• Your goal
Pictures stay out of this copy; please retype only the lines from the start of the records through the line with "from matplotlib.patches import".

Records with drawing code
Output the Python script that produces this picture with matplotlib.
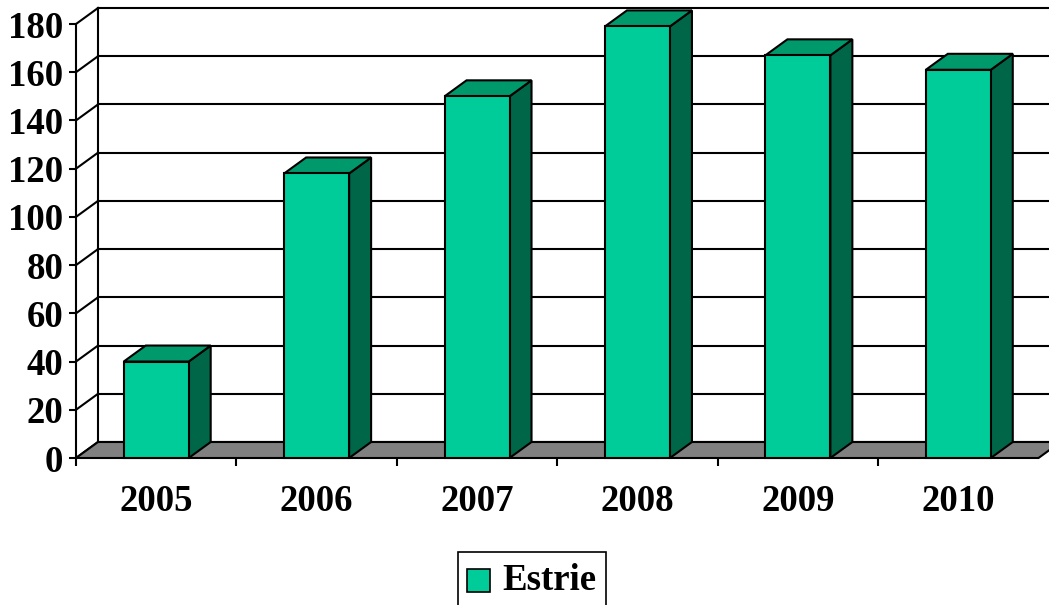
import matplotlib
matplotlib.use("Agg")
import matplotlib.pyplot as plt
from matplotlib.patches import Polygon, Rectangle

# Данные
years = ['2005', '2006', '2007', '2008', '2009', '2010']
estrie = [40, 118, 150, 179, 167, 161]
y_ticks = [0, 20, 40, 60, 80, 100, 120, 140, 160, 180]
series_name = 'Estrie'

# Цвета
c_front = '#00CC99'
c_top = '#00996B'
c_side = '#006648'
c_floor = '#808080'

plt.rcParams['font.family'] = ['Liberation Serif', 'DejaVu Serif']
plt.rcParams['font.weight'] = 'bold'

W, H = 1049, 605
fig = plt.figure(figsize=(W / 100, H / 100), dpi=100)
x0, x1, yb, yt = 76, 1038.5, 458, 24
ax = fig.add_axes([x0 / W, (H - yb) / H, (x1 - x0) / W, (yb - yt) / H])
n = len(years)
ax.set_xlim(0, n)
ax.set_ylim(0, 180)

# смещение глубины (в единицах данных)
ddx = 22 / ((x1 - x0) / n)
ddy = 16 / ((yb - yt) / 180)
lw = 1.5
fs = 26.5

for s in ax.spines.values():
    s.set_visible(False)

# задняя стенка и линии сетки
ax.add_patch(Polygon([(ddx, ddy), (n + ddx, ddy), (n + ddx, 180 + ddy), (ddx, 180 + ddy)],
                     closed=True, facecolor='white', edgecolor='none', clip_on=False, zorder=0))
for v in y_ticks:
    ax.plot([ddx, n + ddx], [v + ddy, v + ddy], color='black', lw=lw, clip_on=False, zorder=1)
    ax.plot([0, ddx], [v, v + ddy], color='black', lw=lw, clip_on=False, zorder=1)
ax.plot([ddx, ddx], [ddy, 180 + ddy], color='black', lw=lw, clip_on=False, zorder=1)
ax.plot([0, 0], [0, 180], color='black', lw=lw, clip_on=False, zorder=5)

# пол
ax.add_patch(Polygon([(0, 0), (n, 0), (n + ddx, ddy), (ddx, ddy)], closed=True,
                     facecolor=c_floor, edgecolor='black', lw=lw, clip_on=False, zorder=2))

# столбцы
bw = 0.405
for i, v in enumerate(estrie):
    l = i + 0.5 - bw / 2
    r = l + bw
    ax.add_patch(Polygon([(r, 0), (r + ddx, ddy), (r + ddx, v + ddy), (r, v)], closed=True,
                         facecolor=c_side, edgecolor='black', lw=lw, clip_on=False, zorder=3))
    ax.add_patch(Polygon([(l, v), (r, v), (r + ddx, v + ddy), (l + ddx, v + ddy)], closed=True,
                         facecolor=c_top, edgecolor='black', lw=lw, clip_on=False, zorder=3))
    ax.add_patch(Rectangle((l, 0), bw, v, facecolor=c_front, edgecolor='black', lw=lw,
                           clip_on=False, zorder=4))

# оси
ax.set_yticks(y_ticks)
ax.set_yticklabels([str(v) for v in y_ticks], fontsize=fs, fontweight='bold')
ax.tick_params(axis='y', length=5, width=lw, pad=4)
ax.set_xticks([i + 0.5 for i in range(n)])
ax.set_xticklabels(years, fontsize=fs, fontweight='bold')
ax.set_xticks(range(n), minor=True)
ax.tick_params(axis='x', which='major', length=0, pad=19)
ax.tick_params(axis='x', which='minor', length=6, width=lw, direction='out')

# легенда
fig.add_artist(Rectangle((458 / W, (H - 615) / H), 148 / W, 63 / H, transform=fig.transFigure,
                         facecolor='white', edgecolor='black', lw=1.2))
fig.add_artist(Rectangle((467 / W, (H - 592) / H), 23 / W, 23 / H, transform=fig.transFigure,
                         facecolor=c_front, edgecolor='black', lw=1.2))
fig.text(502 / W, (H - 581) / H, series_name, fontsize=fs, fontweight='bold', va='center', ha='left')

fig.savefig('out.png', dpi=100)
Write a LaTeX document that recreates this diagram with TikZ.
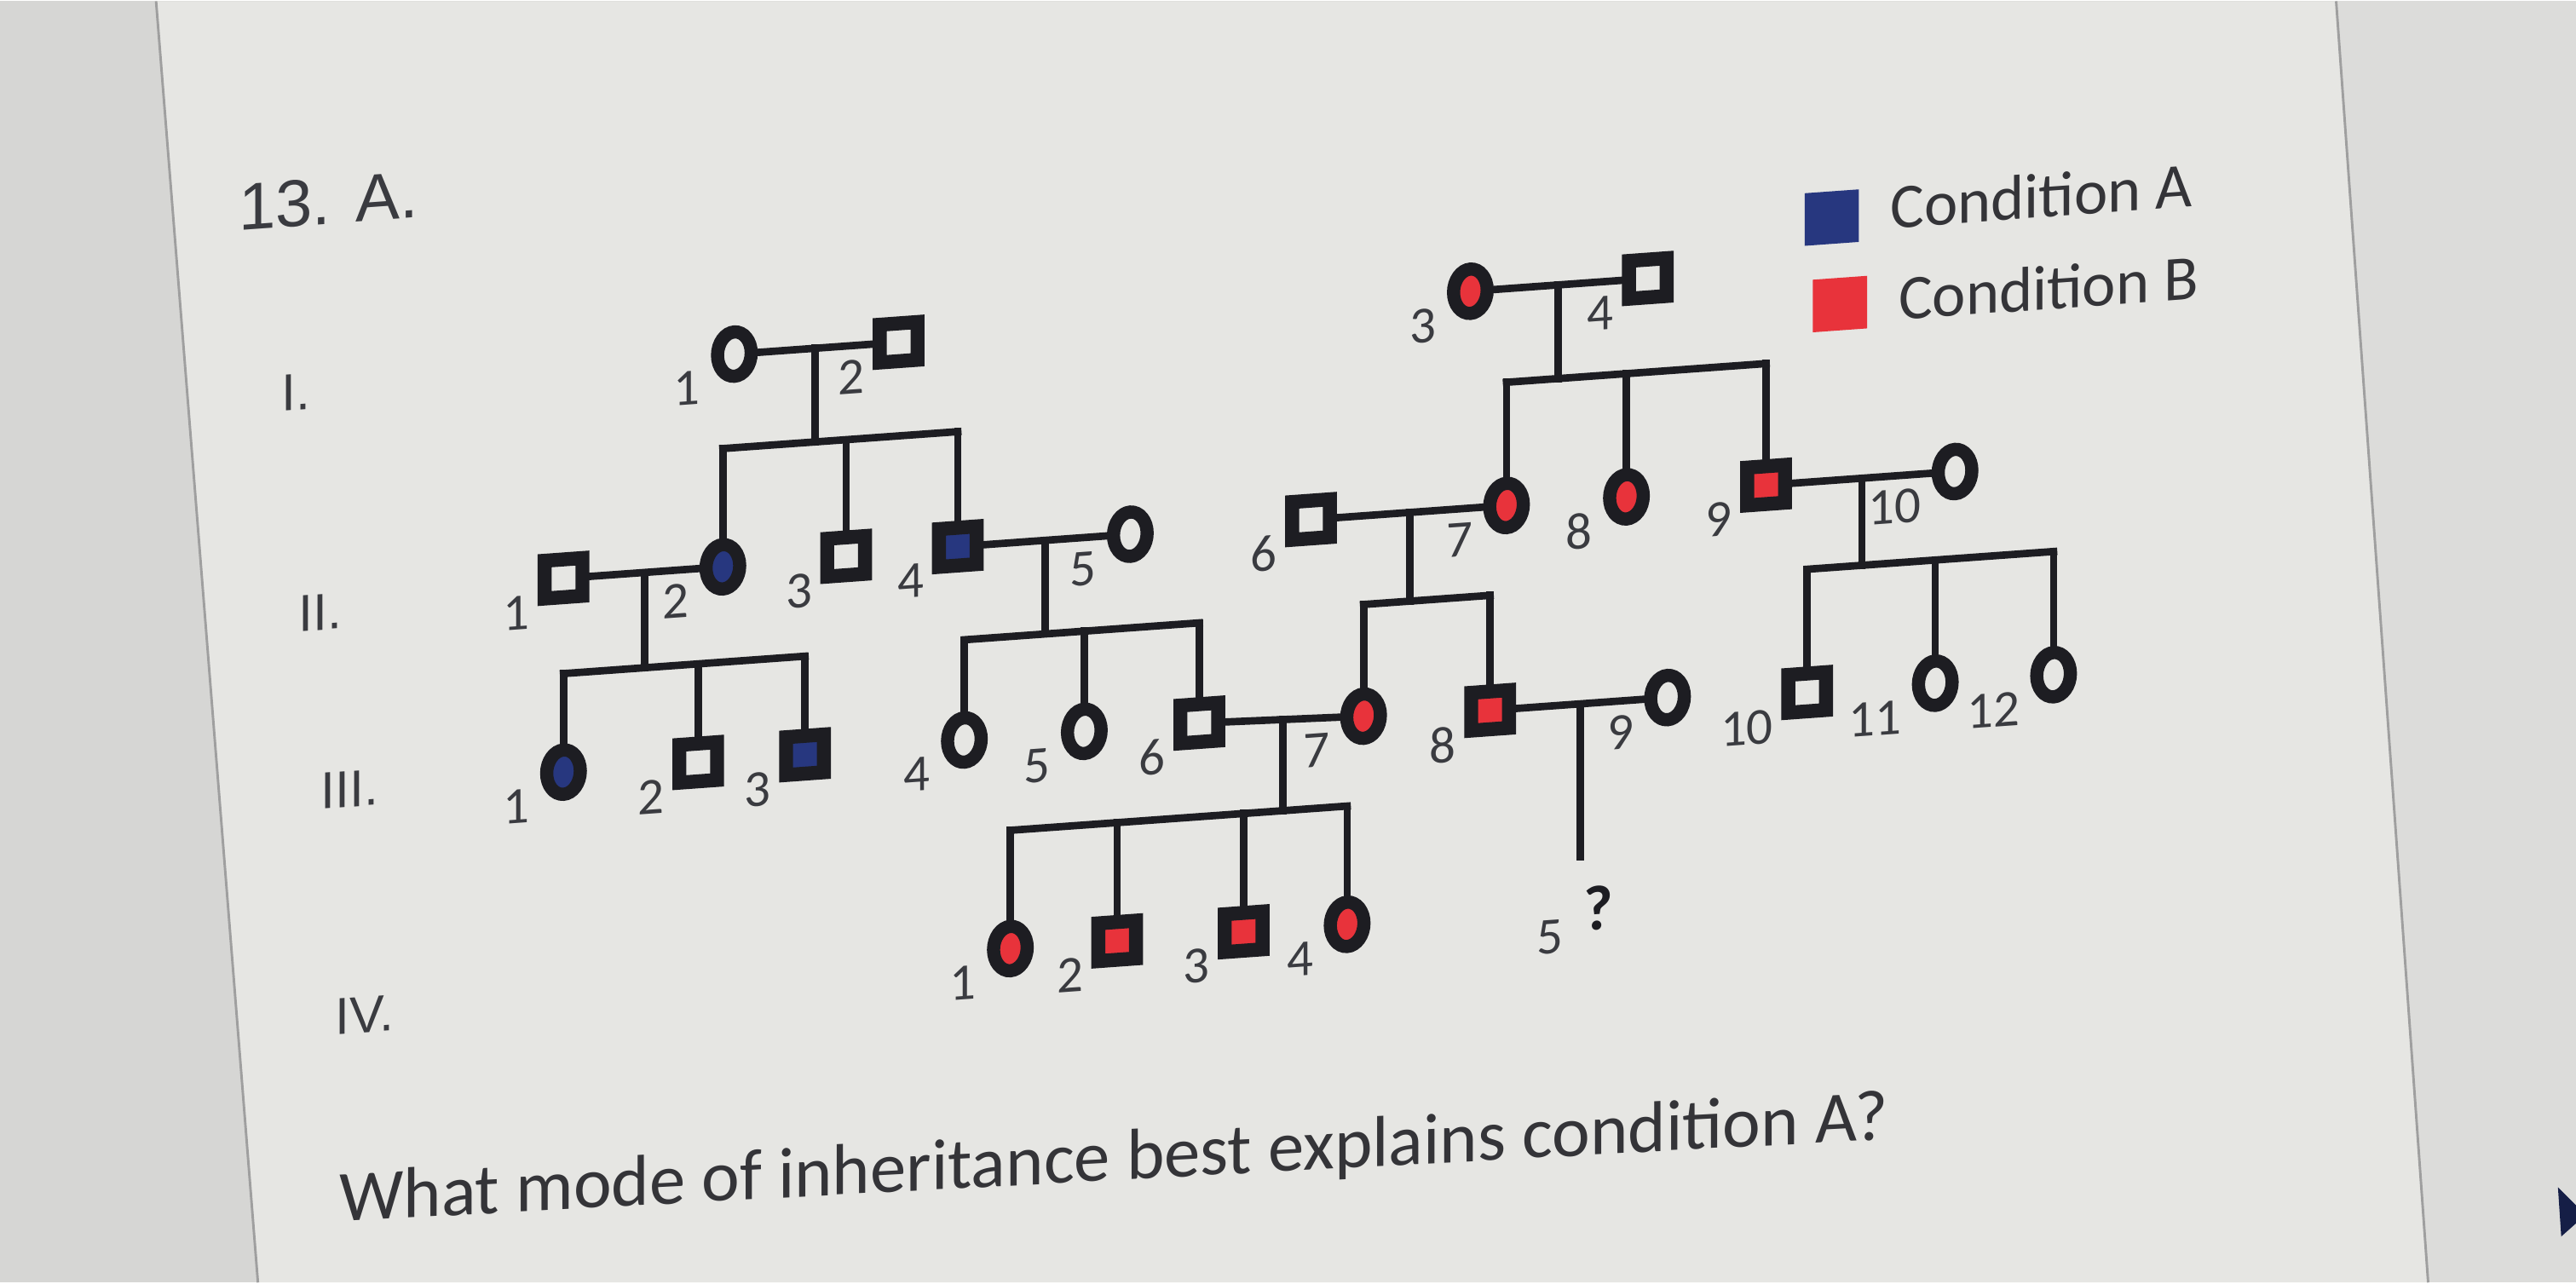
\documentclass[tikz,border=0pt]{standalone}
\usepackage{fontspec}
\setmainfont{Carlito}
\newfontfamily\arialfont{Liberation Sans}
\usetikzlibrary{shapes.geometric, calc}

\definecolor{screen}{HTML}{E6E6E3}
\definecolor{bezelL}{HTML}{D6D6D4}
\definecolor{bezelR}{HTML}{DCDCDA}
\definecolor{condA}{HTML}{27377F}
\definecolor{condB}{HTML}{E8333B}
\definecolor{ink}{HTML}{1D1D22}
\definecolor{numgray}{HTML}{3A3B40}

\tikzset{
  male/.style={rectangle, draw=ink, line width=0.85mm, minimum size=2.3mm, inner sep=0pt, fill=screen},
  female/.style={ellipse, draw=ink, line width=0.8mm, minimum width=2.05mm, minimum height=2.7mm, inner sep=0pt, fill=screen},
  num/.style={font=\fontsize{9}{11}\selectfont, text=numgray, inner sep=0pt, anchor=east},
  gen/.style={font=\arialfont\fontsize{9}{11}\selectfont, text=numgray},
  link/.style={draw=ink, line width=0.45mm, line cap=rect},
  legbox/.style={rectangle, inner sep=0pt, minimum width=3.3mm, minimum height=3.2mm},
  legtext/.style={font=\fontsize{11}{13}\selectfont, text=ink!90, anchor=west, inner sep=0pt},
}

\begin{document}
\begin{tikzpicture}[x={(0.1mm,0)}, y={(0,-0.1mm)}]

  % --- Screen and panel ---
  \fill[bezelL] (0,0) rectangle (1568,780);
  \fill[bezelR] (1422,0) rectangle (1568,780);
  \fill[screen] (95,0) -- (1422,0) -- (1478,780) -- (157,780) -- cycle;
  \draw[gray!75, line width=0.15mm] (95,0) -- (157,780);
  \draw[gray!75, line width=0.15mm] (1422,0) -- (1478,780);
  \fill[condA!55!black] (1557,722) -- (1568,733) -- (1568,744) -- (1559,752) -- cycle;
  \useasboundingbox (0,0) rectangle (1568,780);

  \begin{scope}[yslant=0.072, transform shape]

    % --- Heading and generations ---
    \node[font=\arialfont\fontsize{11.5}{13}\selectfont, text=numgray] (title) at (200,136) {13. A.};
    \node[gen] (genI) at (180,251) {I.};
    \node[gen] (genII) at (195,386) {II.};
    \node[gen] (genIII) at (213,495) {III.};
    \node[gen] (genIV) at (222,633) {IV.};

    % --- Legend ---
    \node[legbox, fill=condA] (legA) at (1115,212) {};
    \node[legbox, fill=condB] (legB) at (1120,265) {};
    \node[legtext] (legAt) at (1150,208) {Condition A};
    \node[legtext] (legBt) at (1155,264) {Condition B};

    % --- Generation I ---
    \node[female] (I1) at (447,247) {};
    \node[male] (I2) at (547,247) {};
    \node[female, fill=condB] (I3) at (895,241) {};
    \node[male] (I4) at (1003,241) {};

    % --- Generation II ---
    \node[male] (II1) at (343,376) {};
    \node[female, fill=condA] (II2) at (440,376) {};
    \node[male] (II3) at (515,375) {};
    \node[male, fill=condA] (II4) at (583,374) {};
    \node[female] (II5) at (688,374) {};
    \node[male] (II6) at (798,373) {};
    \node[female, fill=condB] (II7) at (917,373) {};
    \node[female, fill=condB] (II8) at (990,373) {};
    \node[male, fill=condB] (II9) at (1075,372) {};
    \node[female] (II10) at (1190,372) {};

    % --- Generation III ---
    \node[female, fill=condA] (III1) at (343,494) {};
    \node[male] (III2) at (425,494) {};
    \node[male, fill=condA] (III3) at (490,494) {};
    \node[female] (III4) at (587,492) {};
    \node[female] (III5) at (660,492) {};
    \node[male] (III6) at (730,492) {};
    \node[female, fill=condB] (III7) at (830,495) {};
    \node[male, fill=condB] (III8) at (907,497) {};
    \node[female] (III9) at (1015,497) {};
    \node[male] (III10) at (1100,500) {};
    \node[female] (III11) at (1178,500) {};
    \node[female] (III12) at (1250,500) {};

    % --- Generation IV ---
    \node[female, fill=condB] (IV1) at (615,621) {};
    \node[male, fill=condB] (IV2) at (680,621) {};
    \node[male, fill=condB] (IV3) at (757,621) {};
    \node[female, fill=condB] (IV4) at (820,621) {};
    \node[num] (IV5-n) at (952,638) {5};
    \node[font=\bfseries\fontsize{11}{13}\selectfont, text=ink] (IV5-q) at (973,622) {?};

    % --- Numbers ---
    \foreach \p/\n in {I1/1, I2/2, I3/3, I4/4,
        II1/1, II2/2, II3/3, II4/4, II5/5, II6/6, II7/7, II8/8, II9/9, II10/10,
        III1/1, III2/2, III3/3, III4/4, III5/5, III6/6, III7/7, III8/8, III9/9,
        III10/10, III11/11, III12/12,
        IV1/1, IV2/2, IV3/3, IV4/4}
      \node[num] (\p-n) at ($(\p)+(-20,19)$) {\n};

    % --- Matings and sibships ---
    \draw[link] (I1) -- (I2);
    \draw[link] ($(I1.east)!.5!(I2.west)$) -- ++(0,57);
    \draw[link] (440,304) -- (583,304);
    \foreach \x/\c in {440/II2, 515/II3, 583/II4}
      \draw[link] (\x,304) -- (\c);

    \draw[link] (I3) -- (I4);
    \draw[link] ($(I3.east)!.5!(I4.west)$) -- ++(0,57);
    \draw[link] (917,298) -- (1075,298);
    \foreach \x/\c in {917/II7, 990/II8, 1075/II9}
      \draw[link] (\x,298) -- (\c);

    \draw[link] (II1) -- (II2);
    \draw[link] ($(II1.east)!.5!(II2.west)$) -- ++(0,58);
    \draw[link] (343,434) -- (490,434);
    \foreach \x/\c in {343/III1, 425/III2, 490/III3}
      \draw[link] (\x,434) -- (\c);

    \draw[link] (II4) -- (II5);
    \draw[link] ($(II4.east)!.5!(II5.west)$) -- ++(0,57);
    \draw[link] (587,431) -- (730,431);
    \foreach \x/\c in {587/III4, 660/III5, 730/III6}
      \draw[link] (\x,431) -- (\c);

    \draw[link] (II6) -- (II7);
    \draw[link] ($(II6.east)!.5!(II7.west)$) -- ++(0,54);
    \draw[link] (830,427) -- (907,427);
    \foreach \x/\c in {830/III7, 907/III8}
      \draw[link] (\x,427) -- (\c);

    \draw[link] (II9) -- (II10);
    \draw[link] ($(II9.east)!.5!(II10.west)$) -- ++(0,53);
    \draw[link] (1100,425) -- (1250,425);
    \foreach \x/\c in {1100/III10, 1178/III11, 1250/III12}
      \draw[link] (\x,425) -- (\c);

    \draw[link] (III6) -- (III7);
    \draw[link] ($(III6.east)!.5!(III7.west)$) -- ++(0,55.5);
    \draw[link] (615,549) -- (820,549);
    \foreach \x/\c in {615/IV1, 680/IV2, 757/IV3, 820/IV4}
      \draw[link] (\x,549) -- (\c);

    \draw[link] (III8) -- (III9);
    \draw[link] ($(III8.east)!.5!(III9.west)$) -- ++(0,93) coordinate (IV5);

  \end{scope}

  % --- Question ---
  \begin{scope}[yslant=0.053, transform shape]
    \node[font=\fontsize{12.5}{15}\selectfont, text=ink!90] (ask) at (678,742)
      {What mode of inheritance best explains condition A?};
  \end{scope}

\end{tikzpicture}
\end{document}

• Full solution
Output the Python script that produces this picture with matplotlib.
import matplotlib
matplotlib.use("Agg")
import matplotlib.pyplot as plt
from matplotlib.patches import Polygon, Rectangle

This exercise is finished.